ANGLO-DUTCH food and consumer products giant Unilever said yesterday that it is selling off its margarine division as it seeks to appease investors after spurning a takeover bid from US rival Kraft Heinz.

The Rotterdam-based group is also planning to increase dividends in 2017 by 12 percent, and launch a shares buy-back of some 5 billion euros (US$5.3 billion) by the end of the year.

Unilever was unveiling a 3.5-billion-euro restructuring plan as part of a company review launched in the wake of the takeover bid by Kraft Heinz in February.

“After a long history in Unilever, we have decided that the future of the spreads business now lies outside the group,” CEO Paul Polman said in a statement.

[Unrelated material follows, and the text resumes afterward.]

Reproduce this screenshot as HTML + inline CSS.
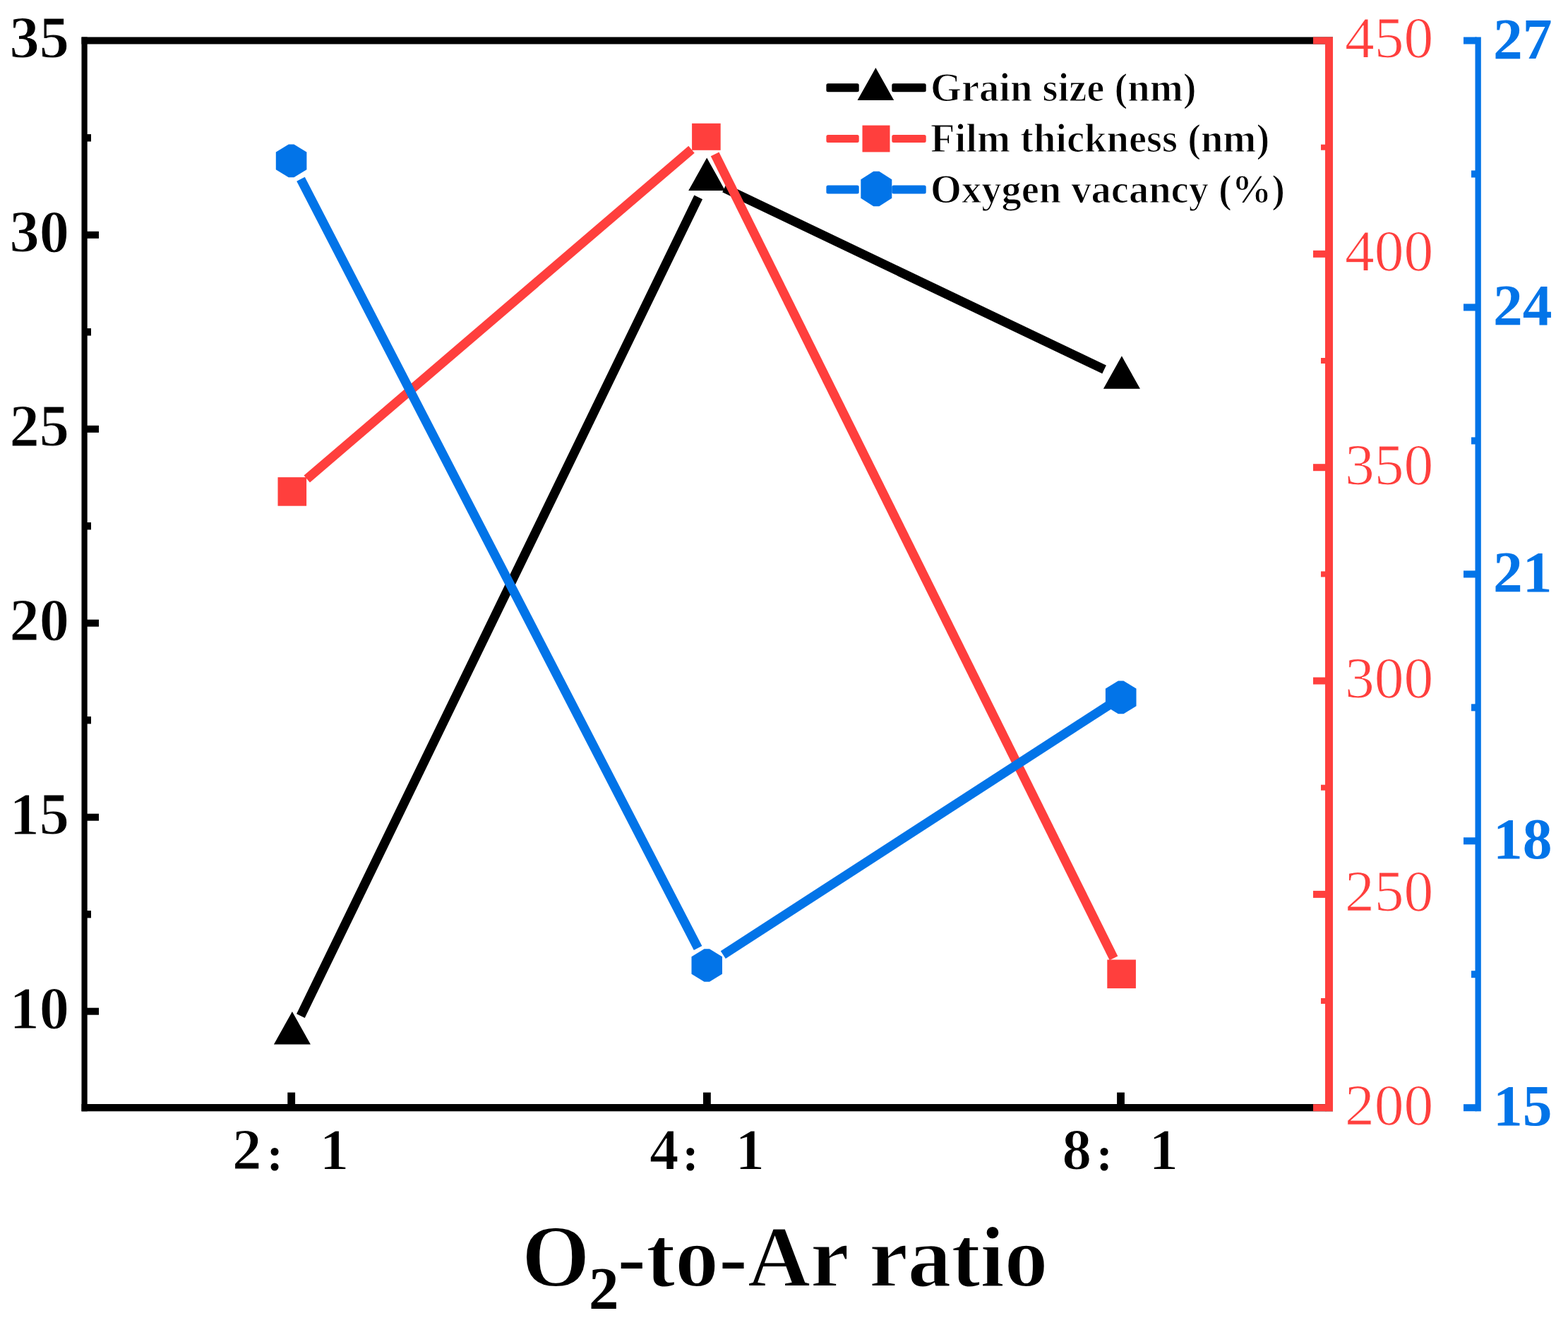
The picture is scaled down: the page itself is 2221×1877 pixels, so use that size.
<!DOCTYPE html><html><head><meta charset="utf-8"><title>O2-to-Ar ratio chart</title><style>html,body{margin:0;padding:0;background:#fff;}svg{display:block;}text{font-family:"Liberation Serif","Noto Serif CJK SC",serif;}</style></head><body>
<svg width="2221" height="1877" viewBox="0 0 2221 1877">
<rect x="0" y="0" width="2221" height="1877" fill="#fff"/>
<defs></defs>
<line x1="425.9" y1="1439.2" x2="989.2" y2="279.3" stroke="#000" stroke-width="13" stroke-linecap="butt"/>
<line x1="1026.0" y1="266.4" x2="1564.1" y2="523.4" stroke="#000" stroke-width="13" stroke-linecap="butt"/>
<line x1="434.7" y1="678.5" x2="979.5" y2="211.7" stroke="#FF3F3D" stroke-width="13" stroke-linecap="butt"/>
<line x1="1012.6" y1="218.4" x2="1577.5" y2="1357.4" stroke="#FF3F3D" stroke-width="13" stroke-linecap="butt"/>
<line x1="426.0" y1="253.7" x2="988.6" y2="1343.1" stroke="#0274E8" stroke-width="13" stroke-linecap="butt"/>
<line x1="1024.3" y1="1352.6" x2="1571.7" y2="998.2" stroke="#0274E8" stroke-width="13" stroke-linecap="butt"/>
<polygon points="413.9,1433.0 439.9,1479.4 387.9,1479.4" fill="#000"/>
<polygon points="1001.2,223.6 1027.2,270.0 975.2,270.0" fill="#000"/>
<polygon points="1588.9,504.3 1614.9,550.7 1562.9,550.7" fill="#000"/>
<rect x="393.5" y="676.1" width="40.6" height="40.6" fill="#FF3F3D"/>
<rect x="980.1" y="174.8" width="40.6" height="38.0" fill="#FF3F3D"/>
<rect x="1568.3" y="1359.5" width="40.6" height="40.6" fill="#FF3F3D"/>
<polygon points="408.8,204.6 416.4,204.6 434.4,215.6 434.4,240.2 416.4,251.2 408.8,251.2 390.8,240.2 390.8,215.6" fill="#0274E8"/>
<polygon points="997.5,1344.2 1005.0,1344.2 1023.0,1355.2 1023.0,1379.8 1005.0,1390.8 997.5,1390.8 979.5,1379.8 979.5,1355.2" fill="#0274E8"/>
<polygon points="1583.9,964.6 1591.5,964.6 1609.5,975.6 1609.5,1000.2 1591.5,1011.2 1583.9,1011.2 1565.9,1000.2 1565.9,975.6" fill="#0274E8"/>
<rect x="115.5" y="52.5" width="1772.5" height="10.0" fill="#000"/>
<rect x="115.5" y="1564.0" width="1772.5" height="10.3" fill="#000"/>
<rect x="115.5" y="52.5" width="8.2" height="1521.8" fill="#000"/>
<rect x="117.5" y="327.8" width="22.5" height="10.0" fill="#000"/>
<rect x="117.5" y="602.8" width="22.5" height="10.0" fill="#000"/>
<rect x="117.5" y="877.7" width="22.5" height="10.0" fill="#000"/>
<rect x="117.5" y="1152.7" width="22.5" height="10.0" fill="#000"/>
<rect x="117.5" y="1427.7" width="22.5" height="10.0" fill="#000"/>
<rect x="117.5" y="190.1" width="11.5" height="10.4" fill="#000"/>
<rect x="117.5" y="465.1" width="11.5" height="10.4" fill="#000"/>
<rect x="117.5" y="740.0" width="11.5" height="10.4" fill="#000"/>
<rect x="117.5" y="1015.0" width="11.5" height="10.4" fill="#000"/>
<rect x="117.5" y="1290.0" width="11.5" height="10.4" fill="#000"/>
<rect x="407.3" y="1547.6" width="10.8" height="18.4" fill="#000"/>
<rect x="996.0" y="1547.6" width="10.8" height="18.4" fill="#000"/>
<rect x="1582.1" y="1547.6" width="10.8" height="18.4" fill="#000"/>
<rect x="1877.0" y="52.5" width="11.0" height="1521.8" fill="#FF3F3D"/>
<rect x="1860.0" y="52.5" width="19.0" height="10.0" fill="#FF3F3D"/>
<rect x="1860.0" y="354.8" width="19.0" height="10.0" fill="#FF3F3D"/>
<rect x="1860.0" y="657.2" width="19.0" height="10.0" fill="#FF3F3D"/>
<rect x="1860.0" y="959.5" width="19.0" height="10.0" fill="#FF3F3D"/>
<rect x="1860.0" y="1261.9" width="19.0" height="10.0" fill="#FF3F3D"/>
<rect x="1860.0" y="1564.2" width="19.0" height="10.0" fill="#FF3F3D"/>
<rect x="1871.0" y="204.7" width="8.0" height="8.0" fill="#FF3F3D"/>
<rect x="1871.0" y="507.0" width="8.0" height="8.0" fill="#FF3F3D"/>
<rect x="1871.0" y="809.4" width="8.0" height="8.0" fill="#FF3F3D"/>
<rect x="1871.0" y="1111.7" width="8.0" height="8.0" fill="#FF3F3D"/>
<rect x="1871.0" y="1414.0" width="8.0" height="8.0" fill="#FF3F3D"/>
<rect x="2089.5" y="52.5" width="8.3" height="1521.8" fill="#0274E8"/>
<rect x="2073.0" y="52.5" width="18.5" height="10.0" fill="#0274E8"/>
<rect x="2073.0" y="430.4" width="18.5" height="10.0" fill="#0274E8"/>
<rect x="2073.0" y="808.4" width="18.5" height="10.0" fill="#0274E8"/>
<rect x="2073.0" y="1186.3" width="18.5" height="10.0" fill="#0274E8"/>
<rect x="2073.0" y="1564.2" width="18.5" height="10.0" fill="#0274E8"/>
<rect x="2084.0" y="241.5" width="7.5" height="10.0" fill="#0274E8"/>
<rect x="2084.0" y="619.4" width="7.5" height="10.0" fill="#0274E8"/>
<rect x="2084.0" y="997.3" width="7.5" height="10.0" fill="#0274E8"/>
<rect x="2084.0" y="1375.2" width="7.5" height="10.0" fill="#0274E8"/>
<text x="98.1" y="81.8" font-size="84.5" font-weight="bold" text-anchor="end" fill="#000" stroke="#fff" stroke-width="1.2">35</text>
<text x="98.1" y="356.8" font-size="84.5" font-weight="bold" text-anchor="end" fill="#000" stroke="#fff" stroke-width="1.2">30</text>
<text x="98.1" y="631.8" font-size="84.5" font-weight="bold" text-anchor="end" fill="#000" stroke="#fff" stroke-width="1.2">25</text>
<text x="98.1" y="906.7" font-size="84.5" font-weight="bold" text-anchor="end" fill="#000" stroke="#fff" stroke-width="1.2">20</text>
<text x="98.1" y="1181.7" font-size="84.5" font-weight="bold" text-anchor="end" fill="#000" stroke="#fff" stroke-width="1.2">15</text>
<text x="98.1" y="1456.7" font-size="84.5" font-weight="bold" text-anchor="end" fill="#000" stroke="#fff" stroke-width="1.2">10</text>
<text x="1905.0" y="81.0" font-size="83.5" fill="#FF3F3D" stroke="#fff" stroke-width="1">450</text>
<text x="1905.0" y="383.3" font-size="83.5" fill="#FF3F3D" stroke="#fff" stroke-width="1">400</text>
<text x="1905.0" y="685.7" font-size="83.5" fill="#FF3F3D" stroke="#fff" stroke-width="1">350</text>
<text x="1905.0" y="988.0" font-size="83.5" fill="#FF3F3D" stroke="#fff" stroke-width="1">300</text>
<text x="1905.0" y="1290.4" font-size="83.5" fill="#FF3F3D" stroke="#fff" stroke-width="1">250</text>
<text x="1905.0" y="1592.7" font-size="83.5" fill="#FF3F3D" stroke="#fff" stroke-width="1">200</text>
<text x="2115.0" y="82.5" font-size="83.5" font-weight="bold" fill="#0274E8">27</text>
<text x="2115.0" y="460.4" font-size="83.5" font-weight="bold" fill="#0274E8">24</text>
<text x="2115.0" y="838.4" font-size="83.5" font-weight="bold" fill="#0274E8">21</text>
<text x="2115.0" y="1216.3" font-size="83.5" font-weight="bold" fill="#0274E8">18</text>
<text x="2115.0" y="1594.2" font-size="83.5" font-weight="bold" fill="#0274E8">15</text>
<text y="1656.0" font-size="83" font-weight="bold" fill="#000" stroke="#fff" stroke-width="1.2"><tspan x="329.0">2</tspan><tspan x="378.1" dy="2" font-size="68" stroke="none">:</tspan><tspan x="452.8" dy="-2">1</tspan></text>
<text y="1656.0" font-size="83" font-weight="bold" fill="#000" stroke="#fff" stroke-width="1.2"><tspan x="920.0">4</tspan><tspan x="966.8" dy="2" font-size="68" stroke="none">:</tspan><tspan x="1041.5" dy="-2">1</tspan></text>
<text y="1656.0" font-size="83" font-weight="bold" fill="#000" stroke="#fff" stroke-width="1.2"><tspan x="1504.5">8</tspan><tspan x="1552.9" dy="2" font-size="68" stroke="none">:</tspan><tspan x="1627.5" dy="-2">1</tspan></text>
<text y="1821.5" font-size="124" font-weight="bold" fill="#000" stroke="#fff" stroke-width="1.8"><tspan x="739.1">O</tspan><tspan x="834.0" y="1853.7" font-size="85" stroke="none">2</tspan><tspan x="874.3" y="1821.5" font-size="123.2">-to-Ar ratio</tspan></text>
<rect x="1170.4" y="118.3" width="46.3" height="12.0" rx="2.5" fill="#000"/>
<rect x="1263.3" y="118.3" width="48.4" height="12.0" rx="2.5" fill="#000"/>
<polygon points="1240.4,96.0 1266.2,142.0 1214.6,142.0" fill="#000"/>
<text x="1318.0" y="142.6" font-size="56.5" font-weight="bold" fill="#000" stroke="#fff" stroke-width="1.2">Grain size (nm)</text>
<rect x="1170.4" y="190.9" width="46.3" height="11.0" rx="2.5" fill="#FF3F3D"/>
<rect x="1263.3" y="190.9" width="48.4" height="11.0" rx="2.5" fill="#FF3F3D"/>
<rect x="1221.5" y="177.6" width="39.0" height="37.8" fill="#FF3F3D"/>
<text x="1318.0" y="214.7" font-size="56.5" font-weight="bold" fill="#000" stroke="#fff" stroke-width="1.2">Film thickness (nm)</text>
<rect x="1170.4" y="262.4" width="46.3" height="12.0" rx="2.5" fill="#0274E8"/>
<rect x="1263.3" y="262.4" width="48.4" height="12.0" rx="2.5" fill="#0274E8"/>
<polygon points="1237.3,242.8 1245.3,242.8 1263.3,254.3 1263.3,280.7 1245.3,292.2 1237.3,292.2 1219.3,280.7 1219.3,254.3" fill="#0274E8"/>
<text x="1318.0" y="286.7" font-size="56.5" font-weight="bold" fill="#000" stroke="#fff" stroke-width="1.2">Oxygen vacancy (%)</text>
</svg></body></html>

Analysts said the Kraft Heinz bid had been a “massive wake-up call” for the company.

“Unilever realized it needed to do more for shareholders, but it also has to improve margins,” said analyst Neil Wilson at EXT Capital.

One poll showed only half of the company’s shareholders had agreed with Polman’s flat refusal to even consider Kraft’s offer.

With the moves announced yesterday, Unilever “wants to make sure shareholders are not tempted by another bid and is throwing cash at the problem,” Wilson added, warning it “smacks a little of short-termism.”

Ironically, Kraft could now be one of the companies interested in taking on parts of the margarines and spreads business, which includes such household names as Flora and Stork, along with Blue Band and Rama.

They were formed as a separate Unilever unit in 2015.

The latest moves are aimed at making the company more attractive to investors.